Monday, 13 June 2011

"Its A Shit Business"

imgres by mattstevensguitar
imgres, a photo by mattstevensguitar on Flickr.

Just read about a musician complaining about how low their CD sales are, then saying they don't promote their music or play live or spend any money on advertising. Another musician was complaining "they don't get the breaks" that they used to get more people at gigs and they can't get the support slots with "big acts". But its never them to blame.....

If you don't tell people about your music you won't sell anything (and say thank you to the people who help you!). You have to invest in what you do to get anywhere. They'll spend £800 on a guitar and worry about spending £5 on getting some flyers done. Its crazy.

If you're not bothered about having an audience that is fine - if you love making music and want to do it just for you thats great. Music is a wonderful thing to do as a hobby. This is fine, its great. Just do it, I don't blame you. Worrying about commercial factors will ruin most music anyway. (BTW this how I make records, then I worry about trying to get people to listen to them later).

But don't complain when you don't sell any records if you don't put the work in, making good music is not the only thing you have to do to engage with your audience.

Its just the way it is.

The world does not need more bitter musicians moaning about lack of exposure. JUST GET ON ON WITH IT.

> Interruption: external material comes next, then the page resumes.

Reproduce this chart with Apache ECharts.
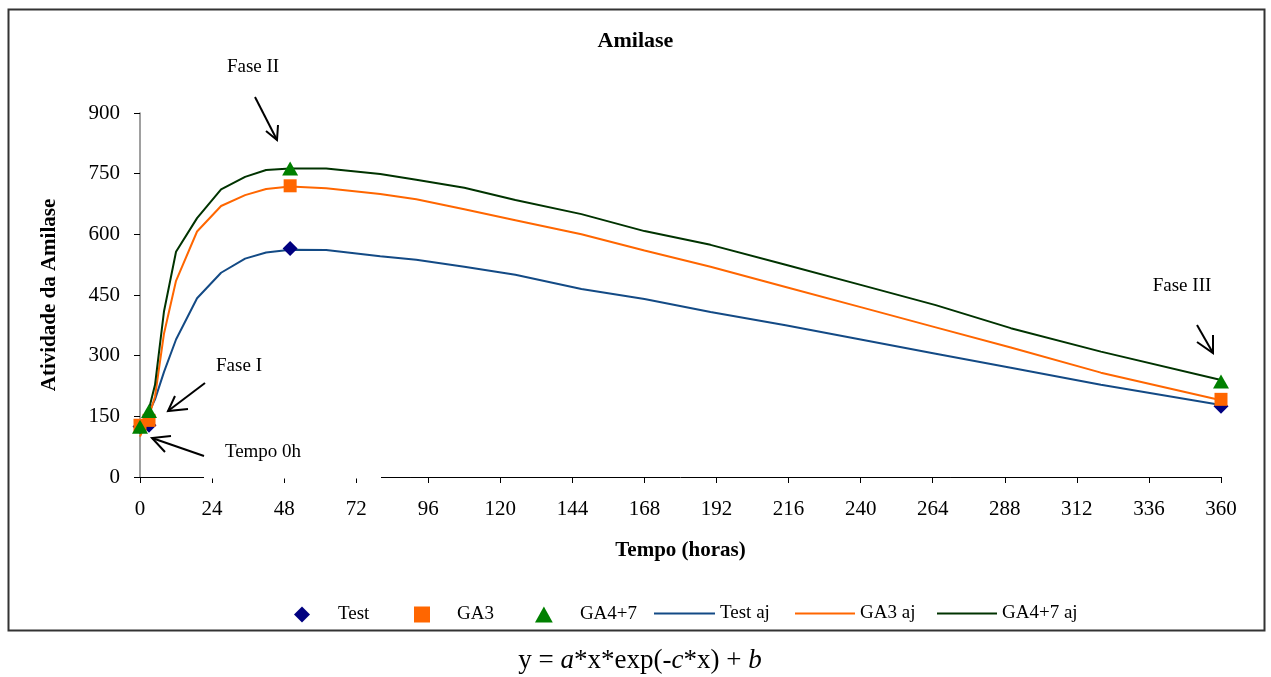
<!DOCTYPE html>
<html>
<head>
<meta charset="utf-8">
<script src="https://cdn.jsdelivr.net/npm/echarts@6/dist/echarts.min.js"></script>
<style>
html,body{margin:0;padding:0;background:#fff;}
#chart{width:1271px;height:677px;}
</style>
</head>
<body>
<div id="chart"></div>
<script>
// ---- data ----
const obsHours = [0, 3, 50, 360];
const testObs = [125, 128, 565, 175];
const ga3Obs = [128, 140, 720, 192];
const ga47Obs = [124, 163, 763, 236];

const fitHours = [0, 3, 5, 8, 12, 19, 27, 35, 42, 50, 62, 80, 92, 108, 125, 147, 168, 190, 215, 240, 265, 290, 320, 360];
const testFit = [125, 160, 192, 260, 340, 442, 505, 540, 555, 562, 561, 546, 537, 520, 500, 465, 440, 408, 375, 340, 305, 270, 228, 178];
const ga3Fit = [100, 150, 199, 355, 485, 607, 670, 697, 712, 718, 714, 700, 687, 662, 635, 600, 560, 520, 470, 420, 370, 320, 258, 190];
const ga47Fit = [125, 168, 228, 410, 557, 640, 711, 742, 759, 763, 763, 749, 735, 715, 685, 650, 608, 574, 525, 475, 425, 368, 310, 240];

const seriesNames = ['Test', 'GA3', 'GA4+7', 'Test aj', 'GA3 aj', 'GA4+7 aj'];
const titleText = 'Amilase';
const xName = 'Tempo (horas)';
const yName = 'Atividade da Amilase';

const pair = (xs, ys) => xs.map((x, i) => [x, ys[i]]);
const SERIF = '"Liberation Serif", "DejaVu Serif", serif';

const chart = echarts.init(document.getElementById('chart'), null, {renderer: 'canvas'});

function arrow(x1, y1, x2, y2, h1, h2) {
  return {
    type: 'group', z: 50,
    children: [
      {type: 'polyline', shape: {points: [[x1, y1], [x2, y2]]}, style: {stroke: '#000', lineWidth: 2, fill: null}},
      {type: 'polyline', shape: {points: [h1, [x2, y2], h2]}, style: {stroke: '#000', lineWidth: 2, fill: null}}
    ]
  };
}

const ICON_DIAMOND = 'path://M5,0 L10,5 L5,10 L0,5 Z';
const ICON_SQUARE = 'path://M1.5,1.5 L8.5,1.5 L8.5,8.5 L1.5,8.5 Z';
const ICON_TRIANGLE = 'path://M5,0 L10,9 L0,9 Z';

// legend item placement (left edge of visible icon)
const legendPos = [
  {name: seriesNames[0], left: 294, w: 62, icon: ICON_DIAMOND},
  {name: seriesNames[1], left: 414, w: 60, icon: ICON_SQUARE},
  {name: seriesNames[2], left: 535, w: 62, icon: ICON_TRIANGLE},
  {name: seriesNames[3], left: 654, w: 61, icon: 'rect'},
  {name: seriesNames[4], left: 795, w: 60, icon: 'rect'},
  {name: seriesNames[5], left: 937, w: 60, icon: 'rect'}
];

const option = {
  backgroundColor: '#fff',
  animation: false,
  title: {
    text: titleText, left: 'center', top: 25,
    textStyle: {fontFamily: SERIF, fontSize: 22, fontWeight: 'bold', color: '#000'}
  },
  legend: legendPos.map(p => {
    const isLine = p.icon === 'rect';
    return {
      data: [p.name], left: p.left, top: isLine ? 604 : 605, itemWidth: p.w, itemHeight: isLine ? 2 : 16,
      icon: p.icon, symbolKeepAspect: true,
      padding: 0, selectedMode: false,
      textStyle: {fontFamily: SERIF, fontSize: 19, color: '#000'}
    };
  }),
  grid: {left: 140, right: 50, top: 113, bottom: 200, containLabel: false},
  xAxis: {
    type: 'value', min: 0, max: 360, interval: 24,
    name: xName, nameLocation: 'middle', nameGap: 63,
    nameTextStyle: {fontFamily: SERIF, fontSize: 21, fontWeight: 'bold', color: '#000'},
    axisLine: {show: true, onZero: false, lineStyle: {color: '#000', width: 1}},
    axisTick: {show: true, inside: false, length: 6, lineStyle: {color: '#000'}},
    axisLabel: {margin: 22, fontFamily: SERIF, fontSize: 21, color: '#000'},
    splitLine: {show: false}
  },
  yAxis: {
    type: 'value', min: 0, max: 900, interval: 150,
    name: yName, nameLocation: 'middle', nameGap: 80, nameRotate: 90,
    nameTextStyle: {fontFamily: SERIF, fontSize: 21, fontWeight: 'bold', color: '#000'},
    axisLine: {show: true, lineStyle: {color: '#808080', width: 1.5}},
    axisTick: {show: true, inside: false, length: 6, lineStyle: {color: '#000'}},
    axisLabel: {margin: 20, fontFamily: SERIF, fontSize: 21, color: '#000'},
    splitLine: {show: false}
  },
  series: [
    {name: seriesNames[0], type: 'scatter', data: pair(obsHours, testObs), symbol: 'diamond', symbolSize: 15,
     itemStyle: {color: '#000080', opacity: 1}, z: 10},
    {name: seriesNames[1], type: 'scatter', data: pair(obsHours, ga3Obs), symbol: 'rect', symbolSize: 13,
     itemStyle: {color: '#ff6600', opacity: 1}, z: 11},
    {name: seriesNames[2], type: 'scatter', data: pair(obsHours, ga47Obs), symbol: 'triangle', symbolSize: [16, 14],
     itemStyle: {color: '#008000', opacity: 1}, z: 12},
    {name: seriesNames[3], type: 'line', data: pair(fitHours, testFit), symbol: 'none', showSymbol: false,
     lineStyle: {color: '#134a85', width: 2}, itemStyle: {color: '#134a85'}, z: 3},
    {name: seriesNames[4], type: 'line', data: pair(fitHours, ga3Fit), symbol: 'none', showSymbol: false,
     lineStyle: {color: '#ff6600', width: 2}, itemStyle: {color: '#ff6600'}, z: 3},
    {name: seriesNames[5], type: 'line', data: pair(fitHours, ga47Fit), symbol: 'none', showSymbol: false,
     lineStyle: {color: '#003300', width: 2}, itemStyle: {color: '#003300'}, z: 3}
  ],
  graphic: [
    {type: 'rect', z: -1, silent: true, shape: {x: 8.5, y: 9.5, width: 1256, height: 621},
     style: {fill: null, stroke: '#333', lineWidth: 2}},
    {type: 'rect', z: 40, silent: true, shape: {x: 204, y: 473, width: 177, height: 5.5},
     style: {fill: '#fff', stroke: null}},
    {type: 'text', z: 50, x: 253, y: 67, style: {text: 'Fase II', fontFamily: SERIF, fontSize: 19, fill: '#000', align: 'center', verticalAlign: 'middle'}},
    {type: 'text', z: 50, x: 239, y: 366, style: {text: 'Fase I', fontFamily: SERIF, fontSize: 19, fill: '#000', align: 'center', verticalAlign: 'middle'}},
    {type: 'text', z: 50, x: 263, y: 452, style: {text: 'Tempo 0h', fontFamily: SERIF, fontSize: 19, fill: '#000', align: 'center', verticalAlign: 'middle'}},
    {type: 'text', z: 50, x: 1182, y: 286, style: {text: 'Fase III', fontFamily: SERIF, fontSize: 19, fill: '#000', align: 'center', verticalAlign: 'middle'}},
    arrow(255, 97, 277, 140, [266, 131], [278, 125]),
    arrow(205, 383, 168, 411, [175, 396], [188, 409]),
    arrow(204, 456, 152, 438, [171, 436], [165, 452]),
    arrow(1197, 325, 1213, 353, [1197, 342], [1213, 335]),
    {type: 'text', z: 50, x: 640, y: 661, style: {
      text: '{n|y = }{i|a}{n|*x*exp(-}{i|c}{n|*x) + }{i|b}',
      align: 'center', verticalAlign: 'middle',
      rich: {
        n: {fontFamily: SERIF, fontSize: 27, fill: '#000', color: '#000'},
        i: {fontFamily: SERIF, fontSize: 27, fontStyle: 'italic', fill: '#000', color: '#000'}
      }
    }}
  ]
};
chart.setOption(option);
</script>
</body>
</html>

Build a small audience, treat them well, ask them to tell their friends and say thank you. Reinvest in advertising and work hard at promo and be good live. Be grateful for any exposure you get.

The most important thing is to realise that NO ONE OWES YOU A LIVING FROM MUSIC.

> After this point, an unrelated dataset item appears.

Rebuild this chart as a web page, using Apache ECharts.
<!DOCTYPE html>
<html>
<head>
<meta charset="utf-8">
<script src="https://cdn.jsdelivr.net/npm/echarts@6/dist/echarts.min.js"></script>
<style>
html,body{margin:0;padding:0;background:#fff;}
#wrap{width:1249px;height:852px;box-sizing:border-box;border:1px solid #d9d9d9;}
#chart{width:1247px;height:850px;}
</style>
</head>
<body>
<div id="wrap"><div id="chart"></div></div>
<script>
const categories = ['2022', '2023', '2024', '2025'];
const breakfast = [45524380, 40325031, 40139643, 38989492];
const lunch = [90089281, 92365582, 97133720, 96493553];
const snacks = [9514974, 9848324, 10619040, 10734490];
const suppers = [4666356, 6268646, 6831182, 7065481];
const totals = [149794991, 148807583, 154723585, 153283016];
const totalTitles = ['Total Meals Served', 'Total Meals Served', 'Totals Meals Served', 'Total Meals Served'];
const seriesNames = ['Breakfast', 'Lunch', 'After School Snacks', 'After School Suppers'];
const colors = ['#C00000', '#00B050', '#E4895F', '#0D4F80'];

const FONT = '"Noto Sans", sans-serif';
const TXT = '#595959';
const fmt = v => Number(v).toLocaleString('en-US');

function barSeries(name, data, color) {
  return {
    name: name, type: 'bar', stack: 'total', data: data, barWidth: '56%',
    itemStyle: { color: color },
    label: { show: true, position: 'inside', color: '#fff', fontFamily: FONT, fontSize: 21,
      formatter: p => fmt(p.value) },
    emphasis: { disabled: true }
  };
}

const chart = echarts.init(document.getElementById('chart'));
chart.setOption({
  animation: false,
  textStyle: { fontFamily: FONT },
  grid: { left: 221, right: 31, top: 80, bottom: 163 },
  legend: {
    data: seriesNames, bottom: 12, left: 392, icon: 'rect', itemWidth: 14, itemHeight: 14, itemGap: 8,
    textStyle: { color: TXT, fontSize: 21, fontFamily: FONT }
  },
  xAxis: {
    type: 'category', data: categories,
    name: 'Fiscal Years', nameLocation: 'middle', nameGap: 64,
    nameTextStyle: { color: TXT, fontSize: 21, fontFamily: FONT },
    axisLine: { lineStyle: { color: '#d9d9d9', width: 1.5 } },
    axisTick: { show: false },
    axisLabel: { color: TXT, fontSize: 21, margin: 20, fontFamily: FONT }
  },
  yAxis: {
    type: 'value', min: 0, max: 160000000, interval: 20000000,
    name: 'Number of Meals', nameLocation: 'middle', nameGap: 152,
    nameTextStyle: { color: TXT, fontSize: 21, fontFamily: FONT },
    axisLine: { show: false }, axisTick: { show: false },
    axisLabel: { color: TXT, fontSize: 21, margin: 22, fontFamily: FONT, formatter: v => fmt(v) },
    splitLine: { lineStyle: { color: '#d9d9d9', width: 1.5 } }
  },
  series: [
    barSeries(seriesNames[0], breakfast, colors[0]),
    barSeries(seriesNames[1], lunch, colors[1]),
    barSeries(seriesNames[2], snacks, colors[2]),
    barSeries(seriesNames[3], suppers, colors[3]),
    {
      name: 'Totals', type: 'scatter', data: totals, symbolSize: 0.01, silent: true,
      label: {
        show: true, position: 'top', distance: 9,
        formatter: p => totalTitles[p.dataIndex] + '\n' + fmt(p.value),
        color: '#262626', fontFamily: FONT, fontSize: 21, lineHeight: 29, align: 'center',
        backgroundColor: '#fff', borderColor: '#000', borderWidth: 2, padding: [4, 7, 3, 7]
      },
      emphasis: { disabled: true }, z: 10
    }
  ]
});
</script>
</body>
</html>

Be thankful for anyone who listens to what you do and stop moaning. Start working if you want to get anywhere but no one wants to hear another moaning musician, its also fine if you don't want a career in music, just don't complain about it if you don't sell any music. Music should be about more than money. Music is awesome, the best form of communication ever.

If its making you unhappy do something about it! As The League Of Gentleman said "its a shit business". :)

11 comments:

srm1138 said...

Exactly right!

Marko Polo said...

Your right, "No one owes you a living from music," .

Nail hit on head.

Tom Emmons said...

It seems so obvious. If you don't put stuff out there, it's not heard/seen. The audience isn't psychic, after all.

Well. Mostly, anyway.

Anonymous said...

Bang on! I've seen too many people moan and it puts me off their music even if I liked it before - let alone if it's the first thing I see of them!

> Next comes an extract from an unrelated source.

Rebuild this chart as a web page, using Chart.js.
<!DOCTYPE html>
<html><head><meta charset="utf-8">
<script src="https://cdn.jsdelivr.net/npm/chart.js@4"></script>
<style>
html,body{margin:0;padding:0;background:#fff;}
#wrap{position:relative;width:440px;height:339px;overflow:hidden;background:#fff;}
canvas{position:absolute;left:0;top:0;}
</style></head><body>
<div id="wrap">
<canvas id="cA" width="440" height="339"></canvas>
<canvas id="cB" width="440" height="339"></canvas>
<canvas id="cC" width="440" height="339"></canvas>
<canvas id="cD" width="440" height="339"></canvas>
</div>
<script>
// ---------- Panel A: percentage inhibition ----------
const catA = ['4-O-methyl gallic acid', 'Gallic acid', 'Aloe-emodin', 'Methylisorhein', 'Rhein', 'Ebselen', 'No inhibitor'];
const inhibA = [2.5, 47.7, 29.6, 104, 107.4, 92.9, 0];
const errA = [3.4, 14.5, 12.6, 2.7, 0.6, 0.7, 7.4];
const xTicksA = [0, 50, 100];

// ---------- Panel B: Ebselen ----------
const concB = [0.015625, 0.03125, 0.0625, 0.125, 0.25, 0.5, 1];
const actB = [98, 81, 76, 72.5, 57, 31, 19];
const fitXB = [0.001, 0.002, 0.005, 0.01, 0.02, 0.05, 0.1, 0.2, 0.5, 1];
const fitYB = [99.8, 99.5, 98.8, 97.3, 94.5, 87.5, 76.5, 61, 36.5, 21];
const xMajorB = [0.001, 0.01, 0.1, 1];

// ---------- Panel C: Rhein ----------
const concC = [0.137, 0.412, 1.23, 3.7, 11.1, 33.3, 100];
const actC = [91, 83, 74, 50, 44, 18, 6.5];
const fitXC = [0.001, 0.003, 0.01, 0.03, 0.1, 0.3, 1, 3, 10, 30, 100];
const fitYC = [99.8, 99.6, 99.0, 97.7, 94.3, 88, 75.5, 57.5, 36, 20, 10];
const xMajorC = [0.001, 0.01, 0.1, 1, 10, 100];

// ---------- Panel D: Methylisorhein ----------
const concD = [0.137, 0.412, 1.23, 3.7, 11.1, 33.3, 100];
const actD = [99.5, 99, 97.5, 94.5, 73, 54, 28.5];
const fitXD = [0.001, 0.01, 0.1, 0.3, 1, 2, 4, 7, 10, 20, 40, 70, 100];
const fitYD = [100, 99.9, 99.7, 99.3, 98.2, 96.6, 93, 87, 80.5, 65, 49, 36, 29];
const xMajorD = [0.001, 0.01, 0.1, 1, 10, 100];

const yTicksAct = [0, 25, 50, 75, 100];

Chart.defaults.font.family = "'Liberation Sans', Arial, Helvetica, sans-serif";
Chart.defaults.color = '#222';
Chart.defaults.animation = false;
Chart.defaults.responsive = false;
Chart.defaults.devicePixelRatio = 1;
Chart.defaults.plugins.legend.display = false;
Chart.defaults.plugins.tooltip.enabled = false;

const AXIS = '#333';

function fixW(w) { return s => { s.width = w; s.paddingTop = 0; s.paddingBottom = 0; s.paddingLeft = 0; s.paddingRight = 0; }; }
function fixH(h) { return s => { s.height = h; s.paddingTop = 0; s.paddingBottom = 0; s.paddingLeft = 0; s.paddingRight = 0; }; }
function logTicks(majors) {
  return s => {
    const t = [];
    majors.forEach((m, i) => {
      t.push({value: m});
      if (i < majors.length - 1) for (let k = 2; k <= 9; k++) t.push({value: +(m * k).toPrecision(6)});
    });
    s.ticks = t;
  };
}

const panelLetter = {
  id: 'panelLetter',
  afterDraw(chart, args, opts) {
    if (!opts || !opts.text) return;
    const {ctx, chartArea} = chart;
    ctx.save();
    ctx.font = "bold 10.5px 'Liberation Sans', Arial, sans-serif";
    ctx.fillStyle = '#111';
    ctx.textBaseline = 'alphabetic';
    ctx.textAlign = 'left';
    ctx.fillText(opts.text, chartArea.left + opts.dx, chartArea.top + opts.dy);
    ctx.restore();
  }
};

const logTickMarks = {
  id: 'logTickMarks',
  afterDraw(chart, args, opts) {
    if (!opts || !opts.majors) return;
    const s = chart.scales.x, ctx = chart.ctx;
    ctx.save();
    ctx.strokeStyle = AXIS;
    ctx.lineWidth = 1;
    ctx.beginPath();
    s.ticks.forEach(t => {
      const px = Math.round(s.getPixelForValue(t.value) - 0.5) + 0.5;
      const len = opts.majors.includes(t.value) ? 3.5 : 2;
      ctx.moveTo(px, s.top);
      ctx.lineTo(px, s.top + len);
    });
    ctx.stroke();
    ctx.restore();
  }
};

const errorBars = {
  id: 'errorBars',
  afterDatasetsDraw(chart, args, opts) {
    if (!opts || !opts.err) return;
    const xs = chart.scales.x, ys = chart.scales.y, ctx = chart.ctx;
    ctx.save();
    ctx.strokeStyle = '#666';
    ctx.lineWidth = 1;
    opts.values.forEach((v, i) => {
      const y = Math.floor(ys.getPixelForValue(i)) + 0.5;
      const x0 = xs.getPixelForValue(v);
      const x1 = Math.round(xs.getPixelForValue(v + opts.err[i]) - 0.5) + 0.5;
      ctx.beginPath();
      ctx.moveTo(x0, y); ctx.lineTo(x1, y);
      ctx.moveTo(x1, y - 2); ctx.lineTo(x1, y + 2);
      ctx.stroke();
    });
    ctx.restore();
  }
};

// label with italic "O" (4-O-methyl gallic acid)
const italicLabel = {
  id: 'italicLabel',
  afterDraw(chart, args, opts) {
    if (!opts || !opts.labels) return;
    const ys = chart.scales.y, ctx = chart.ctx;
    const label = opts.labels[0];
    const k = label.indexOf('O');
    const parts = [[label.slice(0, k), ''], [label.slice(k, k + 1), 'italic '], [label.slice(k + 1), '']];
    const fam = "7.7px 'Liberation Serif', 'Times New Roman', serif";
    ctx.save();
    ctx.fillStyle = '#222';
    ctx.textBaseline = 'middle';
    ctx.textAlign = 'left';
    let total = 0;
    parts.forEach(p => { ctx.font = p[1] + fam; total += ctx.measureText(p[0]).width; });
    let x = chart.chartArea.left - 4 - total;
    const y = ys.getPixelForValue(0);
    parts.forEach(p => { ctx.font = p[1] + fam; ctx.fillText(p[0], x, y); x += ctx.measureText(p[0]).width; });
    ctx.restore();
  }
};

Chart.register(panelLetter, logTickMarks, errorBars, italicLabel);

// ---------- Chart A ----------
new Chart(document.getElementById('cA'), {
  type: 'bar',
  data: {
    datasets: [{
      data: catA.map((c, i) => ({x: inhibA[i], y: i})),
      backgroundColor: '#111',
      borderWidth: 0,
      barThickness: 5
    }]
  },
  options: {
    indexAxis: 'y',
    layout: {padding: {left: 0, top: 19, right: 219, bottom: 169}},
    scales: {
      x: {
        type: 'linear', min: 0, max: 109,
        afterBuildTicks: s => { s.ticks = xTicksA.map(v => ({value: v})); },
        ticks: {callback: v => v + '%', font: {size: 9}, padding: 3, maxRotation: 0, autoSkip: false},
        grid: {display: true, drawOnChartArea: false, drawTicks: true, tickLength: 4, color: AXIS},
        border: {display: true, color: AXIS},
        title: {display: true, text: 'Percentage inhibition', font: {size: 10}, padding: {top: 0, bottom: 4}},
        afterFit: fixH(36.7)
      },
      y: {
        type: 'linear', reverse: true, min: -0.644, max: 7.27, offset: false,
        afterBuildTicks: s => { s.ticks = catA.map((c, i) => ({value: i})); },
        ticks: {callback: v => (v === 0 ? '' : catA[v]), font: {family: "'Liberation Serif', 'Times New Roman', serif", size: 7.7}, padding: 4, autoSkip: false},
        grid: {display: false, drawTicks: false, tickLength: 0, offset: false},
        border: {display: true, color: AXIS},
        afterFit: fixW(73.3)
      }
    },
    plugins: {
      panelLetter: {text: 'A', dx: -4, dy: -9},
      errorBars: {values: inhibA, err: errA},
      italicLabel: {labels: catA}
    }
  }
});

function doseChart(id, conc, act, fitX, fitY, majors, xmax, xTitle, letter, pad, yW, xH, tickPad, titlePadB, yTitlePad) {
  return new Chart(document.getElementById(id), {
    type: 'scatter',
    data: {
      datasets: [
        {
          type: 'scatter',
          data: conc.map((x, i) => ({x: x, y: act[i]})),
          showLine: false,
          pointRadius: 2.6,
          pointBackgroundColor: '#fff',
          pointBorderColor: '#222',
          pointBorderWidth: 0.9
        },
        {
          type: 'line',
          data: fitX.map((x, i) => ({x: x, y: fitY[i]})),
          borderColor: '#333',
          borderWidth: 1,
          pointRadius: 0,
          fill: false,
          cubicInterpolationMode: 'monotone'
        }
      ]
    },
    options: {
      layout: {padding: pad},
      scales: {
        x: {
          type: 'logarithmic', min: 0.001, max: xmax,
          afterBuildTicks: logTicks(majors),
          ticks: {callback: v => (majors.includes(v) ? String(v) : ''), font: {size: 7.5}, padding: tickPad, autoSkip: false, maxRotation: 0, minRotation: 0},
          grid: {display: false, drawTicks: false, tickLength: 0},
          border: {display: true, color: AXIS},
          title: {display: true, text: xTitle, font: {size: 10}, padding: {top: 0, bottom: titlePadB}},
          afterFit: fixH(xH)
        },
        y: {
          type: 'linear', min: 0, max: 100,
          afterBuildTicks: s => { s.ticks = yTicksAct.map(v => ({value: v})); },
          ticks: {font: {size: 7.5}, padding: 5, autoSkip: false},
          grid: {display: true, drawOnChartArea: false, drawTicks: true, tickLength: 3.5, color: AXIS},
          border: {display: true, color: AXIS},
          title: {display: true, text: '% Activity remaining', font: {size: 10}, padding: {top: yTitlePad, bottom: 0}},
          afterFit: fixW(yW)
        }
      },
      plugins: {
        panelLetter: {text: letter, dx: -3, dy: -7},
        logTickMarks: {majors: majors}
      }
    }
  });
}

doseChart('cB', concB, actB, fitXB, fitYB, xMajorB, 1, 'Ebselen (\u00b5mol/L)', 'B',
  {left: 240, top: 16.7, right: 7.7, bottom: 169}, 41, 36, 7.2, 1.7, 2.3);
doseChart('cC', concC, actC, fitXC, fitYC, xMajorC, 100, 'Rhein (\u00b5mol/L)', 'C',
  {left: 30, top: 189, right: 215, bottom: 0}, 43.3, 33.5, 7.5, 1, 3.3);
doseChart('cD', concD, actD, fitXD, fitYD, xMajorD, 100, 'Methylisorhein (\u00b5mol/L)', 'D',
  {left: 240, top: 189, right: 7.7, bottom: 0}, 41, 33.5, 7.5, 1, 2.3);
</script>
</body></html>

I'm making my debut solo album now, I'd love it if it sold well, as anyone would - but I'll be happy about every sale, not moaning about every one that doesn't happen!

Oli said...

Before the whole internet music thing happened, I remember a guitarist friend of mine was really bitter about his lack of gigs and exposure. What he'd done was to record a really good hard bop ish quintet album, pressed a thousand copies, and sent out about 500 to venues, promoters, festivals, agents etc. And that's it. One CD to each address. No phone call to say it was in the post, no phone call to check it arrived. No phone call 6 weeks later to see if they'd listened. No new CD sent out the following year.

I'm not sure what my point is. You HAVE to flog it really hard to sell anything, unless demand is universal or you have a monopoly. And some musicians just aren't good at selling: they may have every other professional attribute honed to perfection, but if you can't sell yourself it's not much use.

I think this is why so many jazz musicians are so bitter, because they have to study insanely hard, as hard as say, an engineer, but there's no easy way to get a job. Classical musicians can literally look in the paper and apply for jobs, thanks to the institutional nature of their scene, and the iniquitous public funding arrangements. For the rest of us, marketing has to be part of the job.

stuntman said...

Yep, bang on.

It's bloody hard work promoting ur music, especially if like me there's no live presence, just online/digital. So either....keep going, or stop & enjoy your hobby.

As you say Matt - it's just the way it is.

sweary doris said...

and remember to be nice to everyone on the way up, because you will need them on the way down?
People are brainwashed by all this shitty reality TV bollocks into thinking they will have one hit and be stadium/festival massive immediately; it doesn't work like that. Or they imagine they will be endorsed by some company and make a fortune out of merchandise, without even having an LP..If you are looking to get rich, find another way or a sideline; it isn't about that any more. It's about doing what you love and being passionate about it, and maybe hoping the world 'gets' it.

Matt Stevens said...

YES!! Massively agree - thanks for all the clever comments guys :)

UnsignedBandPromotion said...

The business is no more shit than any other, it's just that the main group of protagonists are at an age when they think the world owes them a living! I liked the bit where you said, "and say thank you to the people who help you!" A bunch of flowers, a box of chox or a bottle of wine with a "thanx" goes a very long way :)

here-designthis said...

Amen, Matt!

Ugo Capeto said...

(music) marketing is not everybody's cup of tea, and it's understandable a musician may not be willing to do all that stuff, or just doesn't know how to do it right (proper connections, etc). In that case, it's probably a good idea to hire somebody, a pro, if possible. It's a bit like mastering.